Gregg Trahey and Kathryn Nightingale (BME) demonstrate a device that uses ultrasound to image and measure stiffness of breast tissue and, eventually, other tissues. The advance allows clinicians to detect and diagnose ailments such as liver scarring and prostate cancer without having to make a single incision in the patient.

Lawrence Carin, Leslie Collins and other Duke electrical and computer engineering researchers develop new data-processing techniques for detecting hidden landmines and other explosive devices. The techniques are now in use by the U.S. military.

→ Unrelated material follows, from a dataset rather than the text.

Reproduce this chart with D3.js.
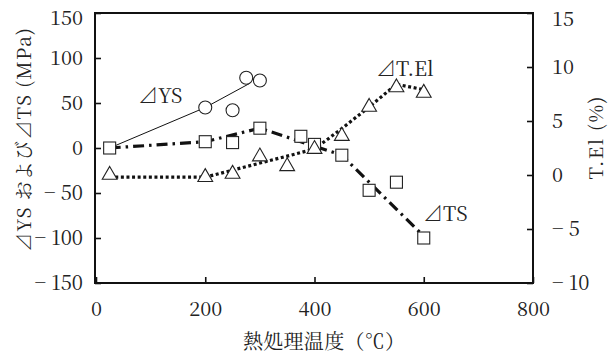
<!DOCTYPE html>
<html><head><meta charset="utf-8">
<script src="https://cdn.jsdelivr.net/npm/d3@7"></script>
<style>body{margin:0;background:#fff} svg{display:block}</style>
</head><body>
<svg id="c" width="610" height="356"></svg>
<script>
// ΔYS (circles) and its fitted line
const ysTemp = [200, 250, 275, 300];
const ysVal = [45, 42, 78, 75];
const ysFitTemp = [25, 200, 282];
const ysFitVal = [0, 45, 72];
// ΔTS (squares) and its fitted line
const tsTemp = [25, 200, 250, 300, 375, 400, 450, 500, 550, 600];
const tsVal = [0, 7, 6, 22, 13, 4, -8, -47, -38, -100];
const tsFitTemp = [25, 200, 300, 450, 600];
const tsFitVal = [0, 7, 22, -8, -98];
// ΔT.El (triangles, right axis) and its fitted line
const elTemp = [25, 200, 250, 300, 350, 400, 450, 500, 550, 600];
const elVal = [0, -0.2, 0.1, 1.7, 0.8, 2.4, 3.6, 6.3, 8.1, 7.6];
const elFitTemp = [25, 200, 400, 450, 500, 550, 600];
const elFitVal = [-0.2, -0.2, 2.4, 4.3, 6.3, 8.4, 7.9];
// ticks
const xTicks = [0, 200, 400, 600, 800];
const yLeftTicks = [150, 100, 50, 0, -50, -100, -150];
const yRightTicks = [15, 10, 5, 0, -5, -10];
const labels = {x: "熱処理温度（℃）", yLeft: "⊿YS および⊿TS (MPa)", yRight: "T.El (%)", ys: "⊿YS", ts: "⊿TS", el: "⊿T.El"};

const zip = (a, b) => a.map((v, i) => [v, b[i]]);
const fmt = v => v < 0 ? "\u2212 " + Math.abs(v) : String(v);
const FONT = '"Noto Serif CJK JP", "Liberation Serif", serif';

const L = 95, R = 533, T = 13, B = 283;
const x = d3.scaleLinear([0, 800], [96, R]);
const yL = d3.scaleLinear([-150, 150], [B, T]);
const yR = d3.scaleLinear([-10, 15], [B, T]);

const svg = d3.select("#c");

function styleAxis(g) {
  g.attr("font-family", null).attr("font-size", null);
  g.select(".domain").remove();
  g.selectAll("line").attr("stroke", "#111").attr("stroke-width", 1.6);
  g.selectAll("text").style("font-family", FONT).style("font-size", "20px").attr("fill", "#222");
}

const gl = svg.append("g").attr("transform", `translate(${L},0)`)
  .call(d3.axisLeft(yL).tickValues(yLeftTicks).tickFormat(fmt).tickSizeInner(-6).tickSizeOuter(0).tickPadding(12))
  .call(styleAxis);
gl.selectAll(".tick text").filter(d => d === 150).attr("dy", "0.55em");
const gr = svg.append("g").attr("transform", `translate(${R},0)`)
  .call(d3.axisRight(yR).tickValues(yRightTicks).tickFormat(fmt).tickSizeInner(-6).tickSizeOuter(0).tickPadding(19))
  .call(styleAxis);
gr.selectAll(".tick text").filter(d => d === 15).attr("dy", "0.62em");
svg.append("g").attr("transform", `translate(0,${B})`)
  .call(d3.axisBottom(x).tickValues(xTicks).tickFormat(fmt).tickSizeInner(-6).tickSizeOuter(0).tickPadding(19))
  .call(styleAxis);

svg.append("rect").attr("x", L).attr("y", T).attr("width", R - L).attr("height", B - T)
  .attr("fill", "none").attr("stroke", "#111").attr("stroke-width", 2);

const lineL = d3.line().x(d => x(d[0])).y(d => yL(d[1]));
const lineR = d3.line().x(d => x(d[0])).y(d => yR(d[1]));

svg.append("path").attr("d", lineL(zip(ysFitTemp, ysFitVal)))
  .attr("fill", "none").attr("stroke", "#111").attr("stroke-width", 1);
svg.append("path").attr("d", lineL(zip(tsFitTemp, tsFitVal)))
  .attr("fill", "none").attr("stroke", "#111").attr("stroke-width", 3.2)
  .attr("stroke-dasharray", "11,5,2.5,5");
svg.append("path").attr("d", lineR(zip(elFitTemp, elFitVal)))
  .attr("fill", "none").attr("stroke", "#111").attr("stroke-width", 3.2)
  .attr("stroke-dasharray", "3,2.6");

const mk = {fill: "#fff", stroke: "#222", sw: 1.1};
svg.append("g").selectAll("circle").data(zip(ysTemp, ysVal)).join("circle")
  .attr("cx", d => x(d[0])).attr("cy", d => yL(d[1])).attr("r", 6.5)
  .attr("fill", mk.fill).attr("stroke", mk.stroke).attr("stroke-width", mk.sw);
svg.append("g").selectAll("rect").data(zip(tsTemp, tsVal)).join("rect")
  .attr("x", d => x(d[0]) - 6).attr("y", d => yL(d[1]) - 6).attr("width", 12).attr("height", 12)
  .attr("fill", mk.fill).attr("stroke", mk.stroke).attr("stroke-width", mk.sw);
const tri = d3.symbol().type(d3.symbolTriangle).size(95);
svg.append("g").selectAll("path").data(zip(elTemp, elVal)).join("path")
  .attr("transform", d => `translate(${x(d[0])},${yR(d[1])})`).attr("d", tri)
  .attr("fill", mk.fill).attr("stroke", mk.stroke).attr("stroke-width", mk.sw);

const txt = (s, size) => svg.append("text").text(s).style("font-family", FONT).style("font-size", size + "px").attr("fill", "#222");
txt(labels.ys, 20).attr("x", 138).attr("y", 103);
txt(labels.el, 20).attr("x", 376).attr("y", 76);
txt(labels.ts, 20).attr("x", 423).attr("y", 221);
txt(labels.x, 20).attr("x", 324).attr("y", 349).attr("text-anchor", "middle")
  .attr("textLength", 162).attr("lengthAdjust", "spacing");
txt(labels.yLeft, 19).attr("transform", "translate(31,140) rotate(-90)").attr("text-anchor", "middle")
  .attr("textLength", 224).attr("lengthAdjust", "spacing");
txt(labels.yRight, 19).attr("transform", "translate(603,138) rotate(-90)").attr("text-anchor", "middle")
  .attr("textLength", 83).attr("lengthAdjust", "spacing");
</script>
</body></html>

Miguel Nicolelis, Craig Henriquez and team members at the Duke Center for Neuroengineering demonstrate that a monkey can control a robotic arm using thought alone, a major breakthrough in the field of brain-machine interfaces. In 2014, Nicolelis created a brain-machine exoskeleton that enabled a paraplegic youth to deliver the opening kick in soccer’s World Cup.

David Smith (ECE) and Sir John Pendry of Imperial College, London, introduce the concept of “transformation optics” as a means of designing invisibility cloaks and other exotic optical structures. Later that year, David Smith, Steve Cummer and their teams at Duke demonstrate the first working “invisibility cloak,” using metamaterials to render objects undetectable at microwave frequencies.

With support from the Duke-Coulter Translational Partnership, BME’s Nimmi Ramanujam brings to market a novel instrument that uses light waves to detect cancer and assess treatment effectiveness in real time. The non-invasive device is currently in use at several U.S. academic medical centers and is being adapted for use in resource-limited settings.

Lingchong You and BME colleagues engineer a synthetic predator-prey ecosystem using gene circuits. It is considered one of the most influential studies in the new field of synthetic biology.

2010

Mark Wiesner and researchers in CEINT demonstrate that nanomaterials accumulate in living organisms and can become more concentrated the further up the food chain they go, revealing the potential impacts nanotechnology could have on the environment.

Pratt students working with BME’s Bob Malkin invent the Pratt Pouch, a ketchup-packet-like device to improve storage and delivery of medication to prevent HIV transmission in low-resource areas. The device, named one of the World Health Organization’s Top 10 most Innovative Health Technologies for 2012, is now in clinical trials in Zambia and Ecuador.

David Brady (ECE) leads development of the world’s first gigapixel camera, which can capture images with unprecedented detail. The scalable array technology opens the door for vastly increased resolution and field of view in consumer electronics, broadcast media and security cameras.

Steven Cummer (ECE) and his team demonstrate the first three-dimensional acoustic cloaking device, which uses metamaterials to reroute sound waves.

Nenad Bursac (BME) creates the first lab-grown muscle that can heal itself after implantation into a living animal. The advance is an important step toward growing viable muscle for studying diseases and treating injuries.

Charles Gersbach (BME) becomes the first scientist to use CRISPR to successfully treat a genetic disorder—Duchenne muscular dystrophy—in a fully developed living animal with a strategy that has the potential to be translated to human therapy.